Menurutnya, nelayan memiliki hak kelola terhadap wilayah tangkap mereka. Jika dikelola dengan baik dan berkelanjutan, sektor pesisir tidak hanya memberikan manfaat bagi nelayan dan komunitas pesisir, tetapi juga bagi bangsa secara keseluruhan.  

Namun, hak-hak tersebut seringkali terancam oleh praktik coastal and marine grabbing. Yakni penyerobotan lahan dan sumber daya pesisir oleh pihak luar yang tidak berasal dari komunitas lokal. Bentuk-bentuk coastal grabbing yang marak terjadi di Indonesia antara lain proyek reklamasi, pembangunan pagar laut seperti di pesisir utara Tangerang.

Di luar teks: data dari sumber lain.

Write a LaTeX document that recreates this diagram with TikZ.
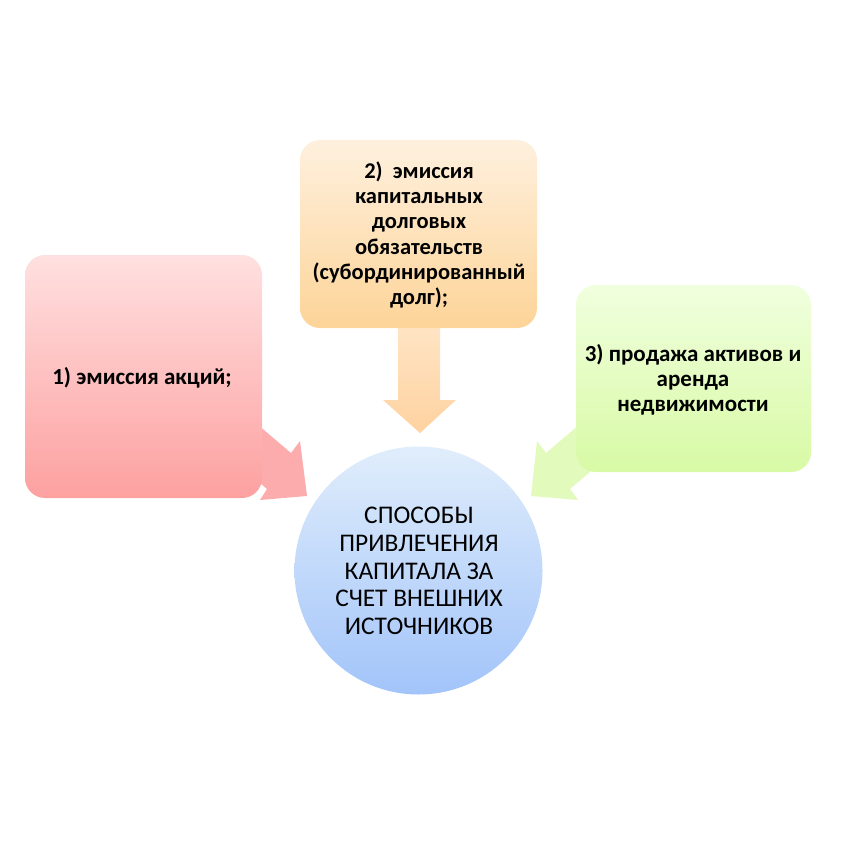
\documentclass[tikz,border=0pt]{standalone}
\usepackage{fontspec}
\setmainfont{Carlito}
\definecolor{redtop}{RGB}{255,224,224}
\definecolor{redbot}{RGB}{253,160,160}
\definecolor{ortop}{RGB}{254,240,222}
\definecolor{orbot}{RGB}{253,212,152}
\definecolor{grtop}{RGB}{240,255,222}
\definecolor{grbot}{RGB}{216,250,165}
\definecolor{bltop}{RGB}{224,237,251}
\definecolor{blbot}{RGB}{162,196,250}
\definecolor{redarr}{RGB}{252,172,172}
\definecolor{orarrA}{RGB}{255,228,196}
\definecolor{orarrB}{RGB}{254,210,160}
\definecolor{grarr}{RGB}{226,250,188}
\tikzset{
  boxtxt/.style={align=center, font=\fontsize{23}{25.3}\selectfont\bfseries, text=black},
  circtxt/.style={align=center, font=\fontsize{25.4}{27.6}\selectfont, text=black},
}
\begin{document}
\begin{tikzpicture}[x=1pt,y=-1pt]
\useasboundingbox (0,0) rectangle (842,842);
% arrows
\shade[top color=orarrA, bottom color=orarrB]
  (398,326) -- (440,326) -- (440,400) -- (456,400) -- (420,433) -- (383,400) -- (398,400) -- cycle;
\fill[redarr] (251,419) -- (291,453) -- (300,441) -- (307,496) -- (260,500) -- (267,489) -- (227,455) -- cycle;
\fill[grarr] (586,419) -- (546,453) -- (537,441) -- (531,496) -- (578,500) -- (570,489) -- (610,455) -- cycle;
% boxes
\shade[rounded corners=20pt, top color=redtop, bottom color=redbot] (25,255) rectangle (262,498);
\shade[rounded corners=20pt, top color=ortop, bottom color=orbot] (300,140) rectangle (537,328);
\shade[rounded corners=20pt, top color=grtop, bottom color=grbot] (576,285) rectangle (811,472);
\shade[top color=bltop, bottom color=blbot] (418.5,570.5) circle (124);
% texts
\node[boxtxt] (t1) at (142,378) {1) эмиссия акций;};
\node[boxtxt, font=\fontsize{22.5}{25.3}\selectfont\bfseries] (t2) at (419,235) {2)\ \ эмиссия\\капитальных\\долговых\\обязательств\\(субординированный\\долг);};
\node[boxtxt] (t3) at (693,380) {3) продажа активов и\\аренда\\недвижимости};
\node[circtxt] (t4) at (419,571) {СПОСОБЫ\\ПРИВЛЕЧЕНИЯ\\КАПИТАЛА ЗА\\СЧЕТ ВНЕШНИХ\\ИСТОЧНИКОВ};
\end{tikzpicture}
\end{document}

Kemudian ekspansi perkebunan kelapa sawit di wilayah pesisir, serta proyek konservasi yang mengesampingkan hak komunitas. Praktik tambang laut (marine mining) yang didukung oleh pemerintah juga turut berkontribusi pada marginalisasi dan penghapusan hak-hak nelayan dan komunitas pesisir.  

Dedi membeberkan ancaman terhadap tenure nelayan dan komunitas pesisir dapat membawa dampak besar. Tak hanya bagi kelompok tersebut, tetapi juga bagi ketahanan pangan nasional serta upaya mitigasi perubahan iklim. Coastal grabbing tidak hanya menghilangkan akses nelayan terhadap sumber daya laut, tetapi juga mengancam kesejahteraan sosial-ekologis dan tata kelola pesisir yang adil.  

“Jika komunitas memiliki kontrol terhadap pesisirnya, mereka akan lebih terdorong untuk melindungi wilayahnya dari dampak perubahan iklim,” katanya. 

Oleh karena itu, pentingnya memperkuat pengakuan hukum atas hak-hak nelayan, baik yang sudah diakui secara turun-temurun maupun yang diberikan oleh pemerintah. Perlindungan ini tidak hanya harus diperkuat dalam peraturan perundang-undangan, tetapi juga harus diimplementasikan secara efektif di lapangan. 

“Kita harus memastikan ada mekanisme yang jelas untuk melindungi nelayan dan komunitas pesisir dari ancaman kehilangan hak mereka,” tegasnya.